Signal routed to handler
g_unix_signal_add() routes SIGINT to the signal handler via the main loop.
Application sends EOS
gst_event_new_eos() is sent to the pipeline.
Pipeline finishes processing
All remaining in-flight data is processed.
Pipeline posts EOS message on bus
The pipeline notifies the application via the bus.
EOS callback quits the main loop
g_main_loop_quit() is called.
Application transitions pipeline to NULL
All resources are released and the application exits gracefully.
12. Application Interaction via appsink
The appsink element acts as a bridge between the pipeline’s internal data flow and application-level code, enabling direct access to individual buffers as they are produced.
How appsink Works
Register a callback for incoming samples:
g_signal_connect (appsink, "new-sample", G_CALLBACK (on_new_sample), user_data);
Inside the callback, retrieve and process the sample:
g_signal_emit_by_name (appsink, "pull-sample", &sample, &ret);
buffer = gst_sample_get_buffer (sample);
gst_buffer_map (buffer, &mapinfo, GST_MAP_READ);
// Process raw bytes from mapinfo.data ...
gst_buffer_unmap (buffer, &mapinfo);
gst_sample_unref (sample);
| API | Description |
|---|
pull-sample | Retrieves the next available GstSample from the appsink. |
gst_sample_get_buffer() | Extracts the underlying GstBuffer from the sample. |
gst_buffer_map() | Maps the buffer memory into the application’s address space with read access. |
Use Cases
| Use Case | Description |
|---|
| Frame export | Capturing individual video frames for encoding, storage, or display outside GStreamer. |
| External system integration | Forwarding processed data to third-party libraries, inference engines, or custom rendering systems. |
| Custom post-processing | Applying application-specific logic not expressible as a standard GStreamer element. |
Resource management: Always unmap buffers with gst_buffer_unmap() and unreference samples with gst_sample_unref() after processing.
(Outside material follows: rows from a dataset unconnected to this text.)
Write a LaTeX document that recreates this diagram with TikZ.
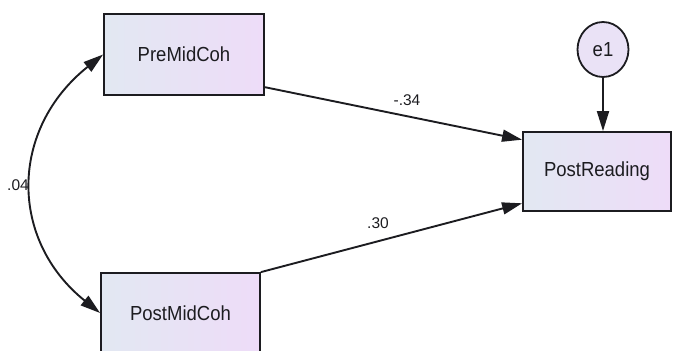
\documentclass[tikz,border=0pt]{standalone}
\usepackage{fontspec}
\setmainfont{Liberation Sans}
\usetikzlibrary{arrows.meta,shadings,shapes.geometric}

\definecolor{boxL}{RGB}{226,232,242}
\definecolor{boxR}{RGB}{238,220,248}
\definecolor{errfill}{RGB}{234,226,246}
\definecolor{ink}{RGB}{28,28,32}

\tikzset{
  varbox/.style={draw=ink, line width=1.8pt, left color=boxL, right color=boxR,
    inner sep=0pt, text=ink,
    font=\fontsize{18.5}{20}\selectfont},
  errnode/.style={draw=ink, line width=1.8pt, fill=errfill, ellipse,
    inner sep=0pt, text=ink, font=\fontsize{18.5}{20}\selectfont},
  path/.style={draw=ink, line width=1.9pt, -{Triangle[length=20pt,width=12pt]}},
  covpath/.style={draw=ink, line width=1.9pt,
    {Triangle[length=20pt,width=12pt]}-{Triangle[length=20pt,width=12pt]}},
  coef/.style={text=ink, inner sep=0pt, font=\fontsize{15.5}{17}\selectfont}
}

\newcommand{\tallish}[1]{\scalebox{1}[1.1]{#1}}

\begin{document}
\begin{tikzpicture}[x=1pt,y=-1pt]
  \useasboundingbox (0,0) rectangle (673,351);

  % observed variables
  \node[varbox, minimum width=160pt, minimum height=81pt] (pre) at (184,54.5) {\tallish{PreMidCoh}};
  \node[varbox, minimum width=159pt, minimum height=80pt] (postmid) at (180.5,313) {\tallish{PostMidCoh}};
  \node[varbox, minimum width=148pt, minimum height=79pt] (postread) at (597,171.5) {\tallish{PostReading}};

  % error term
  \node[errnode, minimum width=51pt, minimum height=55pt] (e1) at (603,49.5) {\tallish{e1}};

  % regression paths
  \draw[path] (pre.-22) -- (postread.157);
  \draw[path] (postmid.north east) -- (postread.203);
  \draw[path] (e1.south) -- (e1.south |- postread.north);

  % covariance
  \draw[covpath] (pre.west) .. controls +(-94,75) and +(-91,-73) .. (postmid.west);

  % coefficients
  \node[coef] (c1) at (407,100) {-.34};
  \node[coef] (c2) at (378,223) {.30};
  \node[coef] (c3) at (18,185) {.04};
\end{tikzpicture}
\end{document}
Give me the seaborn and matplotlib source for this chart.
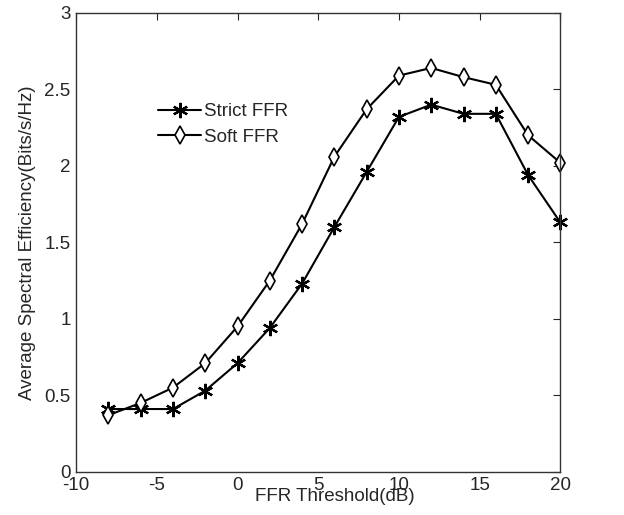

Failing to do so causes memory leaks or buffer pool exhaustion.Callback efficiency: The new-sample callback is invoked from within the pipeline’s streaming thread. Avoid heavy or blocking operations inside the callback — offload long-running tasks to a separate thread.Pipeline independence: If the application cannot consume samples fast enough, the appsink queue may fill up. Control this behavior via appsink properties such as max-buffers and drop.